Lester Holt, the moderator of Monday night’s debate, walked a fine line, fact-checking on occasion but often letting the candidates debate. And while he may not have set a new gold standard, he did the job he was asked to, and he did it well.
Even Donald Trump was for Holt — “I thought Lester did a great job… I thought it was very fair,” he told CNNMoney — before he was against him, complaining of “very unfair” questions during a Tuesday morning appearance on “Fox & Friends.”
Holt’s primary obligation, at least in the eyes of the Commission on Presidential Debates, was to step back and let the candidates debate. For the first 30 minutes, he did just that — almost to a fault. When the debate devolved into the candidates shouting over one another, journalists and observers began to wonder about Holt’s absence.
“Where is the moderation?” Emily Nussbaum, the television critic for The New Yorker, asked on Twitter. “Apparently Lester Holt went to the bathroom, way down the hall, and only one urinal is available and there is a line,” National Review columnist Jim Geraghty tweeted.
Others celebrated his reserve: “Points to Lester Holt for standing aside and letting Trump and Clinton go at it,” wrote Adam Nagourney, the New York Times’ Los Angeles bureau chief.
As the debate wore on, however, Holt took a more active role in fact-checking false statements made by Trump — a decision that was especially notable given his colleague Matt Lauer’s infamous failure to fact-check Trump during a recent presidential forum.
After Trump’s poor showing at the debate — by general consensus, Hillary Clinton won the night — his supporters used Holt’s fact-checking of Trump as an opportunity to work the refs. Critics on Fox News and right-wing online media said Holt had been tougher on Trump than Clinton. Former New York City Mayor Rudy Giuliani, one of Trump’s top supporters, said Holt had behaved like “an incorrect, ignorant fact checker,” while media watchdog Brent Bozell said Holt “failed in his role as a moderator” by going tough on Trump and easy on Clinton.

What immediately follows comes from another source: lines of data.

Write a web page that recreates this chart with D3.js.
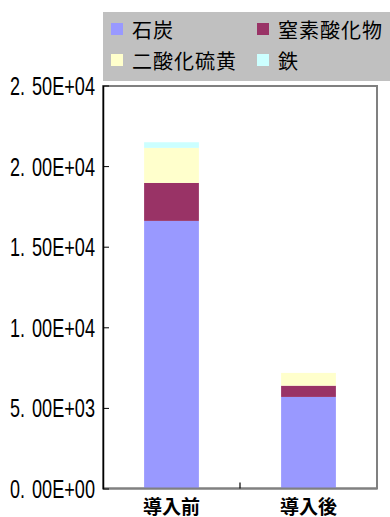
<!DOCTYPE html>
<html>
<head>
<meta charset="utf-8">
<script src="https://cdn.jsdelivr.net/npm/d3@7"></script>
<style>
  html, body { margin: 0; padding: 0; background: #ffffff; }
  svg { display: block; }
</style>
</head>
<body>
<svg id="chart" width="390" height="517"></svg>
<script>
// Emission amounts before / after introduction, stacked by source
const categories = ["導入前", "導入後"];
const seriesNames = ["石炭", "窒素酸化物", "二酸化硫黄", "鉄"];
const coal = [16600, 5680];
const nox  = [2360, 700];
const so2  = [2170, 790];
const iron = [350, 0];
const seriesColors = ["#9999ff", "#993366", "#ffffcc", "#ccffff"];
const yTicks = [0, 5000, 10000, 15000, 20000, 25000];

const svg = d3.select("#chart");
const plot = { left: 103, right: 377, top: 86, bottom: 488.5 };

const rows = categories.map((c, i) => ({
  category: c,
  "石炭": coal[i],
  "窒素酸化物": nox[i],
  "二酸化硫黄": so2[i],
  "鉄": iron[i]
}));
const stacked = d3.stack().keys(seriesNames)(rows);

const x = d3.scaleBand()
  .domain(categories)
  .range([plot.left, plot.right])
  .paddingInner(0.6)
  .paddingOuter(0.3);

const y = d3.scaleLinear()
  .domain([0, 25000])
  .range([plot.bottom, plot.top - 0.5]);

const color = d3.scaleOrdinal().domain(seriesNames).range(seriesColors);

// Scientific notation like 2.00E+04
function sci(v) {
  if (v === 0) return "0.00E+00";
  const e = Math.floor(Math.log10(Math.abs(v)));
  const m = v / Math.pow(10, e);
  const sign = e < 0 ? "-" : "+";
  return m.toFixed(2) + "E" + sign + String(Math.abs(e)).padStart(2, "0");
}

// Plot frame
svg.append("rect")
  .attr("x", plot.left)
  .attr("y", plot.top)
  .attr("width", plot.right - plot.left)
  .attr("height", plot.bottom - plot.top)
  .attr("fill", "#ffffff")
  .attr("stroke", "#808080")
  .attr("stroke-width", 2);

// Stacked bars
svg.append("g")
  .selectAll("g")
  .data(stacked)
  .join("g")
  .attr("fill", d => color(d.key))
  .selectAll("rect")
  .data(d => d)
  .join("rect")
  .attr("x", d => x(d.data.category))
  .attr("width", x.bandwidth())
  .attr("y", d => y(d[1]))
  .attr("height", d => y(d[0]) - y(d[1]));

// Category axis (bottom)
const xAxis = svg.append("g")
  .attr("transform", `translate(0,${plot.bottom})`);
xAxis.append("line")
  .attr("x1", plot.left).attr("x2", plot.right)
  .attr("stroke", "#808080").attr("stroke-width", 2);
const bounds = [plot.left + x.step()];
xAxis.selectAll("line.tick")
  .data(bounds)
  .join("line")
  .attr("class", "tick")
  .attr("x1", d => d).attr("x2", d => d)
  .attr("y1", -6).attr("y2", 0)
  .attr("stroke", "#000000").attr("stroke-width", 1.2);
xAxis.selectAll("text")
  .data(categories)
  .join("text")
  .attr("x", d => x(d) + x.bandwidth() / 2)
  .attr("y", 25)
  .attr("text-anchor", "middle")
  .attr("font-family", "'Noto Sans CJK JP', sans-serif")
  .attr("font-weight", "bold")
  .attr("font-size", 19)
  .attr("fill", "#000000")
  .text(d => d);

// Value axis (left)
const yAxis = svg.append("g")
  .attr("transform", `translate(${plot.left},0)`)
  .call(d3.axisLeft(y)
    .tickValues(yTicks)
    .tickFormat(sci)
    .tickSizeInner(-6)
    .tickSizeOuter(0)
    .tickPadding(8));
yAxis.select(".domain").attr("stroke", "#000000").attr("stroke-width", 1.5);
yAxis.selectAll(".tick line").attr("stroke", "#000000");

// Tall, narrow tick labels: mantissa head "2." and the rest set in
// two condensed runs so the decimal point keeps its own cell.
yAxis.selectAll(".tick text").each(function () {
  const t = d3.select(this);
  const label = t.text();
  const head = label.slice(0, 2);
  const tail = label.slice(2);
  t.text(null)
    .attr("text-anchor", "start")
    .attr("x", null)
    .attr("font-family", "'Liberation Sans', Arial, sans-serif")
    .attr("font-size", 25)
    .attr("fill", "#000000")
    .attr("dy", "0.36em");
  t.append("tspan")
    .attr("x", -93)
    .attr("textLength", 15)
    .attr("lengthAdjust", "spacingAndGlyphs")
    .text(head);
  t.append("tspan")
    .attr("x", -71)
    .attr("textLength", 63)
    .attr("lengthAdjust", "spacingAndGlyphs")
    .text(tail);
});

// Legend
const legend = svg.append("g");
legend.append("rect")
  .attr("x", 103).attr("y", 12)
  .attr("width", 287).attr("height", 69)
  .attr("fill", "#c0c0c0");
const items = legend.selectAll("g.item")
  .data(seriesNames)
  .join("g")
  .attr("class", "item")
  .attr("transform", (d, i) => `translate(${111 + (i % 2) * 146},${23 + Math.floor(i / 2) * 31})`);
items.append("rect")
  .attr("width", 12).attr("height", 12)
  .attr("fill", d => color(d));
items.append("text")
  .attr("x", 21)
  .attr("y", 15)
  .attr("font-family", "'Noto Sans CJK JP', sans-serif")
  .attr("font-size", 20)
  .attr("letter-spacing", 1)
  .attr("fill", "#000000")
  .text(d => d);
</script>
</body>
</html>
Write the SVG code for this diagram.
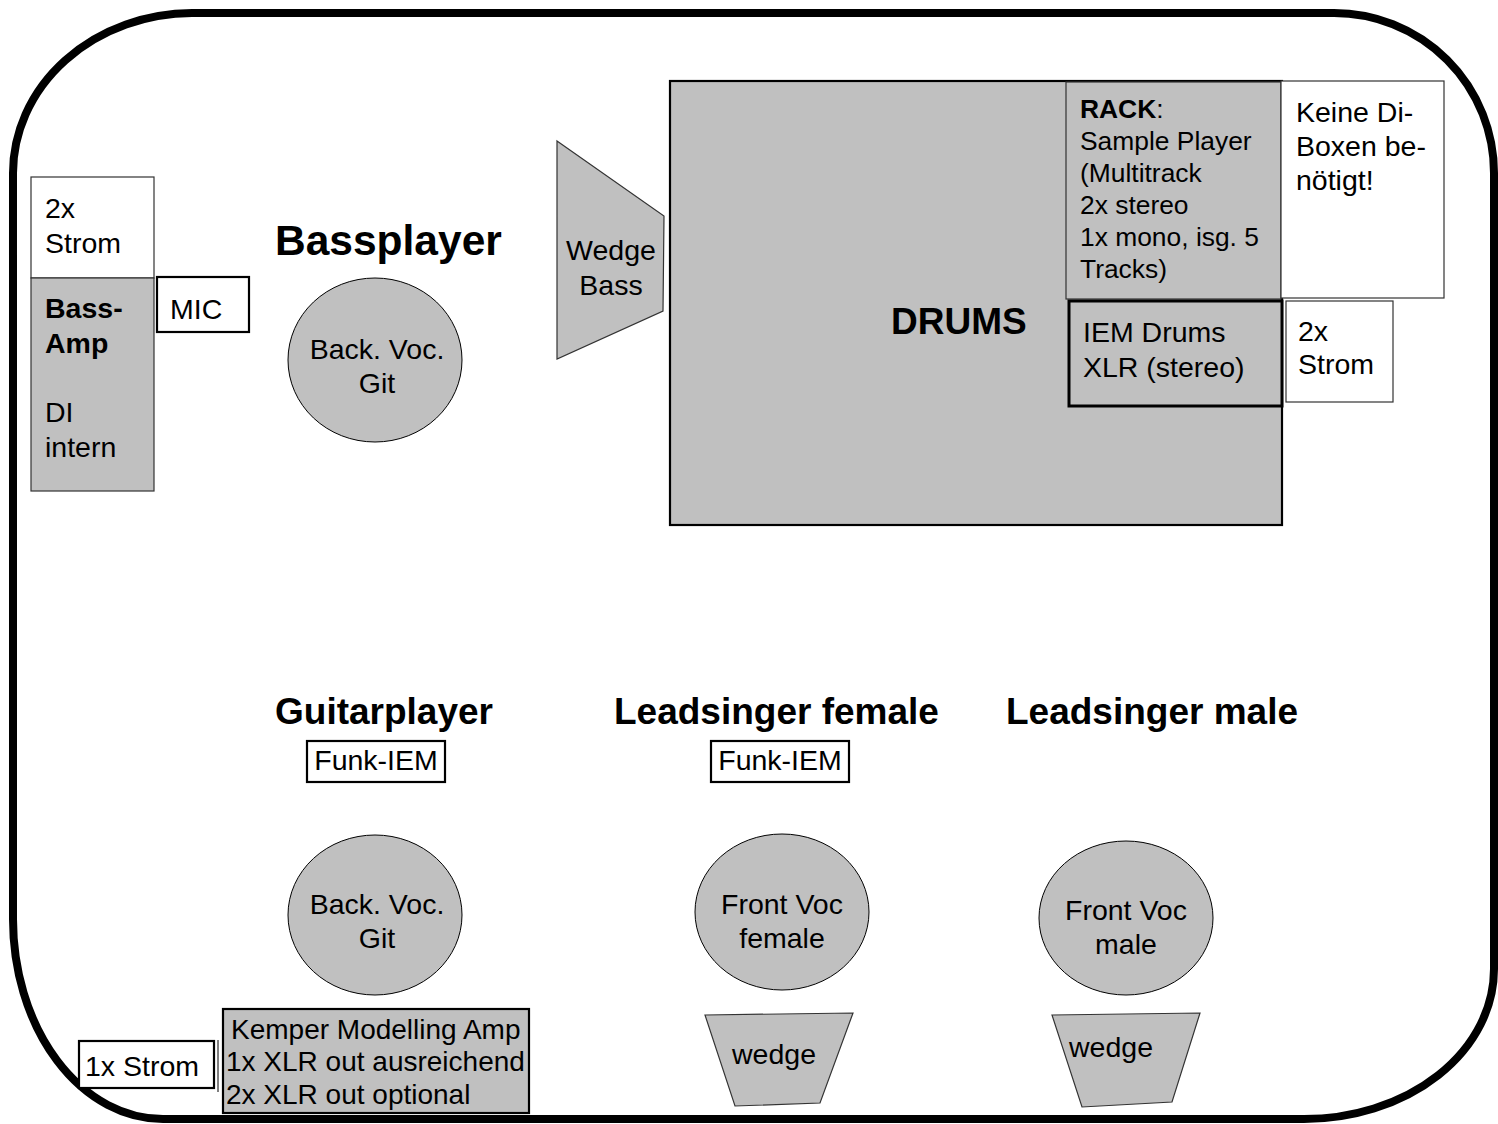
<svg xmlns="http://www.w3.org/2000/svg" width="1498" height="1124" viewBox="0 0 1498 1124">
<style>
  text { font-family: "Liberation Sans", Arial, Helvetica, sans-serif; fill: #000; }
  .t { font-size: 28.5px; }
  .k { font-size: 28px; }
  .tr { font-size: 26.4px; }
  .b { font-weight: bold; }
  .h { font-size: 37px; font-weight: bold; }
  .c { text-anchor: middle; }
  .thin { stroke: #333; stroke-width: 1.2; }
  .thick { stroke: #000; stroke-width: 2.2; }
  .gray { fill: #c0c0c0; }
  .white { fill: #fff; }
</style>
<rect width="1498" height="1124" fill="#fff"/>
<g id="stage">
  <path d="M 192 13 H 1334 A 160 160 0 0 1 1494 173 V 969 A 190 150 0 0 1 1304 1119 H 163 A 150 200 0 0 1 13 919 V 173 A 180 160 0 0 1 192 13 Z" fill="none" stroke="#000" stroke-width="8"/>
</g>
<g id="strom-bass">
  <rect x="31" y="177" width="123" height="101" class="white thin"/>
  <text class="t" x="45" y="218">2x</text>
  <text class="t" x="45" y="253">Strom</text>
</g>
<g id="bass-amp">
  <rect x="31" y="278" width="123" height="213" class="gray thin"/>
  <text class="t b" x="45" y="318">Bass-</text>
  <text class="t b" x="45" y="353">Amp</text>
  <text class="t" x="45" y="422">DI</text>
  <text class="t" x="45" y="457">intern</text>
</g>
<g id="mic">
  <rect x="157" y="277" width="92" height="55" class="white thick"/>
  <text class="t" x="170" y="319">MIC</text>
</g>
<g id="bassplayer">
  <text x="275" y="255" style="font-size:42.5px;font-weight:bold">Bassplayer</text>
</g>
<g id="backvoc-bass">
  <ellipse cx="375" cy="360" rx="87" ry="82" class="gray" stroke="#000" stroke-width="1"/>
  <text class="t c" x="377" y="359">Back. Voc.</text>
  <text class="t c" x="377" y="393">Git</text>
</g>
<g id="wedge-bass">
  <polygon points="557,141 664,216 663,311 557,359" class="gray thin"/>
  <text class="t c" x="611" y="260">Wedge</text>
  <text class="t c" x="611" y="295">Bass</text>
</g>
<g id="drums">
  <rect x="670" y="81" width="612" height="444" class="gray" stroke="#000" stroke-width="2.2"/>
  <text class="h" x="891" y="334">DRUMS</text>
</g>
<g id="rack">
  <rect x="1066" y="82" width="215" height="217" class="gray thin"/>
  <text class="tr" x="1080" y="118"><tspan font-weight="bold">RACK</tspan>:</text>
  <text class="tr" x="1080" y="150">Sample Player</text>
  <text class="tr" x="1080" y="182">(Multitrack</text>
  <text class="tr" x="1080" y="214">2x stereo</text>
  <text class="tr" x="1080" y="246">1x mono, isg. 5</text>
  <text class="tr" x="1080" y="278">Tracks)</text>
</g>
<g id="keine-di">
  <rect x="1281" y="81" width="163" height="217" class="white thin"/>
  <text class="t" x="1296" y="122">Keine Di-</text>
  <text class="t" x="1296" y="156">Boxen be-</text>
  <text class="t" x="1296" y="190">nötigt!</text>
</g>
<g id="iem-drums">
  <rect x="1069" y="301" width="213" height="105" class="gray" stroke="#000" stroke-width="3"/>
  <text class="t" x="1083" y="342">IEM Drums</text>
  <text class="t" x="1083" y="377">XLR (stereo)</text>
</g>
<g id="strom-drums">
  <rect x="1286" y="301" width="107" height="101" class="white thin"/>
  <text class="t" x="1298" y="341">2x</text>
  <text class="t" x="1298" y="374">Strom</text>
</g>
<g id="guitarplayer">
  <text class="h" x="275" y="724">Guitarplayer</text>
</g>
<g id="funk-iem-guitar">
  <rect x="307" y="741" width="138" height="41" class="white thick"/>
  <text class="t c" x="376" y="770">Funk-IEM</text>
</g>
<g id="leadsinger-female">
  <text class="h" x="614" y="724">Leadsinger female</text>
</g>
<g id="funk-iem-female">
  <rect x="711" y="741" width="138" height="41" class="white thick"/>
  <text class="t c" x="780" y="770">Funk-IEM</text>
</g>
<g id="leadsinger-male">
  <text class="h" x="1006" y="724">Leadsinger male</text>
</g>
<g id="backvoc-guitar">
  <ellipse cx="375" cy="915" rx="87" ry="80" class="gray" stroke="#000" stroke-width="1"/>
  <text class="t c" x="377" y="914">Back. Voc.</text>
  <text class="t c" x="377" y="948">Git</text>
</g>
<g id="frontvoc-female">
  <ellipse cx="782" cy="912" rx="87" ry="78" class="gray" stroke="#000" stroke-width="1"/>
  <text class="t c" x="782" y="914">Front Voc</text>
  <text class="t c" x="782" y="948">female</text>
</g>
<g id="frontvoc-male">
  <ellipse cx="1126" cy="918" rx="87" ry="77" class="gray" stroke="#000" stroke-width="1"/>
  <text class="t c" x="1126" y="920">Front Voc</text>
  <text class="t c" x="1126" y="954">male</text>
</g>
<g id="wedge-female">
  <polygon points="705,1015 853,1013 820,1103 735,1106" class="gray thin"/>
  <text class="t" x="732" y="1064">wedge</text>
</g>
<g id="wedge-male">
  <polygon points="1052,1015 1200,1013 1172,1102 1082,1107" class="gray thin"/>
  <text class="t" x="1069" y="1057">wedge</text>
</g>
<g id="strom-guitar">
  <rect x="79" y="1041" width="135" height="47" class="white thick"/>
  <line x1="218" y1="1040" x2="218" y2="1092" stroke="#000" stroke-width="1"/>
  <text class="t" x="85" y="1076">1x Strom</text>
</g>
<g id="kemper">
  <rect x="223" y="1009" width="306" height="104" class="gray thick"/>
  <text class="k" x="231" y="1039">Kemper Modelling Amp</text>
  <text class="k" x="226" y="1071">1x XLR out ausreichend</text>
  <text class="k" x="226" y="1104">2x XLR out optional</text>
</g>
<g id="connectors"></g>
</svg>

There was certainly a disparity in the amount of follow-up questions Holt asked the two candidates: Trump got six, Clinton got none. But as CNN’s fact-check of the candidate’s statements shows, Trump made at least 10 false statements, whereas Clinton made none.
The Trump campaign, and many of his supporters, also complained that Holt did not ask any questions about Hillary Clinton’s emails, the Clinton Foundation and the Benghazi attacks. That is true, but Trump did bring up the emails and he could have brought up the Clinton Foundation and Benghazi as well. Many of the subjects discussed in presidential debates are the result of what the candidates choose to address, not the moderator.
Whatever the case, the Trump supporters’ post-game efforts to work the refs were undercut by the immediate assessments offered by Trump and by his campaign manager.
“I thought Lester Holt did a great job as a moderator under tough circumstances,” campaign manager Kellyanne Conway told CNN’s Jim Acosta. “Lester Holt did a great job.”